While previous studies have largely focused on external validation of COVID-19 prediction models in the general adult population [14, 40, 41], this external validation study will focus on evaluating the performance of existing COVID-19 prognostic models specifically in the older population which represents the highest proportion of hospitalized COVID-19 patients and the highest mortality [3].

External validation in multiple cohorts across different healthcare settings allows for the assessment of between-setting heterogeneity in predictive performance and applicability at different points of care in older COVID-19 patients. This is one of the first studies to evaluate prognostic models for COVID-19 disease in individuals living in nursing homes.

Challenges and limitations

There are certain challenges that we anticipate encountering while conducting this research. Definitions of participant inclusion and predictor measurement procedures are expected to differ across cohorts. Although we have carefully planned to collect information on the definition of a COVID-19 infection and predictor measurements for each cohort, we cannot rule out the possibility of heterogeneity occurring across different settings and its effects on model performance [42]. However, this heterogeneity resembles practical conditions encountered in clinical practice and thus provides relevant knowledge on the anticipated performance of the models in clinical practice.

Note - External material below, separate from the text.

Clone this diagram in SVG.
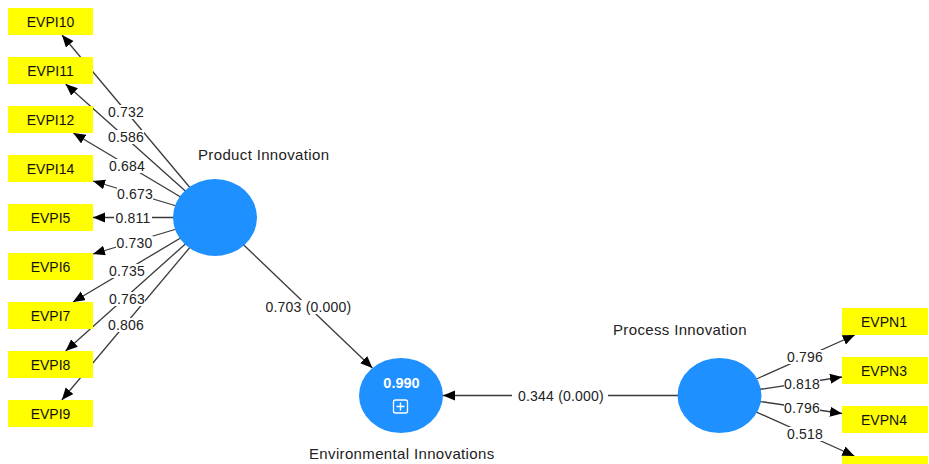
<svg xmlns="http://www.w3.org/2000/svg" width="929" height="464" viewBox="0 0 929 464">
<style>
.ind{fill:#ffff00}
.indt{font-family:"Liberation Sans",Arial,sans-serif;font-size:14px;fill:#111;text-anchor:middle}
.lv{fill:#1e90ff}
.title{font-family:"Liberation Sans",Arial,sans-serif;font-size:15px;letter-spacing:0.35px;fill:#222}
.edge{stroke:#3a3a3a;stroke-width:1.3;fill:none;marker-end:url(#ah)}
.lbg{fill:#ffffff}
.lbl{font-family:"Liberation Sans",Arial,sans-serif;font-size:14px;letter-spacing:0.2px;fill:#222;text-anchor:middle}
</style>
<defs>
<marker id="ah" markerUnits="userSpaceOnUse" markerWidth="13" markerHeight="11" refX="12" refY="5" orient="auto">
<path d="M0,0 L12,5 L0,10 z" fill="#000"/>
</marker>
</defs>
<rect width="929" height="464" fill="#ffffff"/>
<g id="connectors">
<line class="edge" x1="215" y1="217.5" x2="62" y2="35"/>
<line class="edge" x1="215" y1="217.5" x2="65.6" y2="84"/>
<line class="edge" x1="215" y1="217.5" x2="73.3" y2="133"/>
<line class="edge" x1="215" y1="217.5" x2="93" y2="181"/>
<line class="edge" x1="215" y1="217.5" x2="93" y2="217.5"/>
<line class="edge" x1="215" y1="217.5" x2="93" y2="254"/>
<line class="edge" x1="215" y1="217.5" x2="73" y2="302"/>
<line class="edge" x1="215" y1="217.5" x2="65.6" y2="351"/>
<line class="edge" x1="215" y1="217.5" x2="61.8" y2="400"/>
<line class="edge" x1="719.5" y1="395.5" x2="854.8" y2="335"/>
<line class="edge" x1="719.5" y1="395.5" x2="842" y2="377"/>
<line class="edge" x1="719.5" y1="395.5" x2="842" y2="413.5"/>
<line class="edge" x1="719.5" y1="395.5" x2="854.4" y2="456"/>
<line class="edge" x1="215" y1="217.5" x2="372.4" y2="368"/>
<line class="edge" x1="719.5" y1="395.5" x2="443" y2="395.5"/>
<g>
<rect class="lbg" x="108" y="105" width="36" height="14"/><text class="lbl" x="126" y="117">0.732</text>
<rect class="lbg" x="108" y="130" width="36" height="14"/><text class="lbl" x="126" y="142">0.586</text>
<rect class="lbg" x="109" y="159" width="36" height="14"/><text class="lbl" x="127" y="171">0.684</text>
<rect class="lbg" x="117" y="187" width="36" height="14"/><text class="lbl" x="135" y="199">0.673</text>
<rect class="lbg" x="114" y="211" width="38" height="14"/><text class="lbl" x="133" y="223">0.811</text>
<rect class="lbg" x="116" y="236" width="37" height="14"/><text class="lbl" x="134.5" y="248">0.730</text>
<rect class="lbg" x="109" y="264" width="36" height="14"/><text class="lbl" x="127" y="276">0.735</text>
<rect class="lbg" x="109" y="292" width="36" height="14"/><text class="lbl" x="127" y="304">0.763</text>
<rect class="lbg" x="108" y="318" width="36" height="14"/><text class="lbl" x="126" y="330">0.806</text>
<rect class="lbg" x="787" y="350" width="36" height="14"/><text class="lbl" x="805" y="362">0.796</text>
<rect class="lbg" x="784" y="377" width="36" height="14"/><text class="lbl" x="802" y="389">0.818</text>
<rect class="lbg" x="784" y="401" width="36" height="14"/><text class="lbl" x="802" y="413">0.796</text>
<rect class="lbg" x="787" y="427" width="36" height="14"/><text class="lbl" x="805" y="439">0.518</text>
<rect class="lbg" x="262" y="300" width="93" height="14"/><text class="lbl" x="308.5" y="312">0.703 (0.000)</text>
<rect class="lbg" x="512" y="389" width="96" height="14"/><text class="lbl" x="561" y="401">0.344 (0.000)</text>
</g>
</g>
<g id="EVPI10"><rect class="ind" x="8" y="8" width="85" height="27"/><text class="indt" x="50.5" y="26.5">EVPI10</text></g>
<g id="EVPI11"><rect class="ind" x="8" y="57" width="85" height="27"/><text class="indt" x="50.5" y="75.5">EVPI11</text></g>
<g id="EVPI12"><rect class="ind" x="8" y="106" width="85" height="27"/><text class="indt" x="50.5" y="124.5">EVPI12</text></g>
<g id="EVPI14"><rect class="ind" x="8" y="155" width="85" height="27"/><text class="indt" x="50.5" y="173.5">EVPI14</text></g>
<g id="EVPI5"><rect class="ind" x="8" y="204" width="85" height="27"/><text class="indt" x="50.5" y="222.5">EVPI5</text></g>
<g id="EVPI6"><rect class="ind" x="8" y="253" width="85" height="27"/><text class="indt" x="50.5" y="271.5">EVPI6</text></g>
<g id="EVPI7"><rect class="ind" x="8" y="302" width="85" height="27"/><text class="indt" x="50.5" y="320.5">EVPI7</text></g>
<g id="EVPI8"><rect class="ind" x="8" y="351" width="85" height="27"/><text class="indt" x="50.5" y="369.5">EVPI8</text></g>
<g id="EVPI9"><rect class="ind" x="8" y="400" width="85" height="27"/><text class="indt" x="50.5" y="418.5">EVPI9</text></g>
<g id="EVPN1"><rect class="ind" x="842" y="308" width="86" height="27"/><text class="indt" x="884" y="326.5">EVPN1</text></g>
<g id="EVPN3"><rect class="ind" x="842" y="357" width="86" height="27"/><text class="indt" x="884" y="375.5">EVPN3</text></g>
<g id="EVPN4"><rect class="ind" x="842" y="406" width="86" height="27"/><text class="indt" x="884" y="424.5">EVPN4</text></g>
<g id="EVPN5"><rect class="ind" x="842" y="456" width="86" height="27"/></g>
<g id="product-innovation">
<ellipse class="lv" cx="215" cy="217.5" rx="42" ry="38.5"/>
<text class="title" x="198" y="160">Product Innovation</text>
</g>
<g id="process-innovation">
<ellipse class="lv" cx="719.5" cy="395.5" rx="42" ry="37.5"/>
<text class="title" x="613" y="335">Process Innovation</text>
</g>
<g id="environmental-innovations">
<ellipse class="lv" cx="401" cy="395.5" rx="42" ry="37.5"/>
<text x="401.5" y="388" font-family="'Liberation Sans',Arial,sans-serif" font-size="14.5" font-weight="bold" fill="#ffffff" text-anchor="middle">0.990</text>
<rect x="393.5" y="400" width="14" height="13" rx="2" fill="none" stroke="#ffffff" stroke-width="1.3"/>
<path d="M400.5,402.5 V410.5 M396.5,406.5 H404.5" stroke="#ffffff" stroke-width="1.4"/>
<text class="title" x="309" y="459">Environmental Innovations</text>
</g>
</svg>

A limitation of this study is that not all low risk of bias COVID-19 prognostic models identified by the living systematic review could be included in this external validation. This was due to the lack of predictor information available in the cohorts. Similarly, predictor measurements and incidence of mortality due to COVID-19 can vary over time due to newer variants, better medical management, and improved vaccination coverage [43]. These temporal changes can potentially limit the predictive performance of the prognostic models being investigated in the current study.

Conclusion

External validation of newer and existing COVID-19 prognostic models can provide evidence about their predictive performance when implemented in the older population as tools of effective risk stratification and in aiding decision-making for targeted and timely clinical interventions.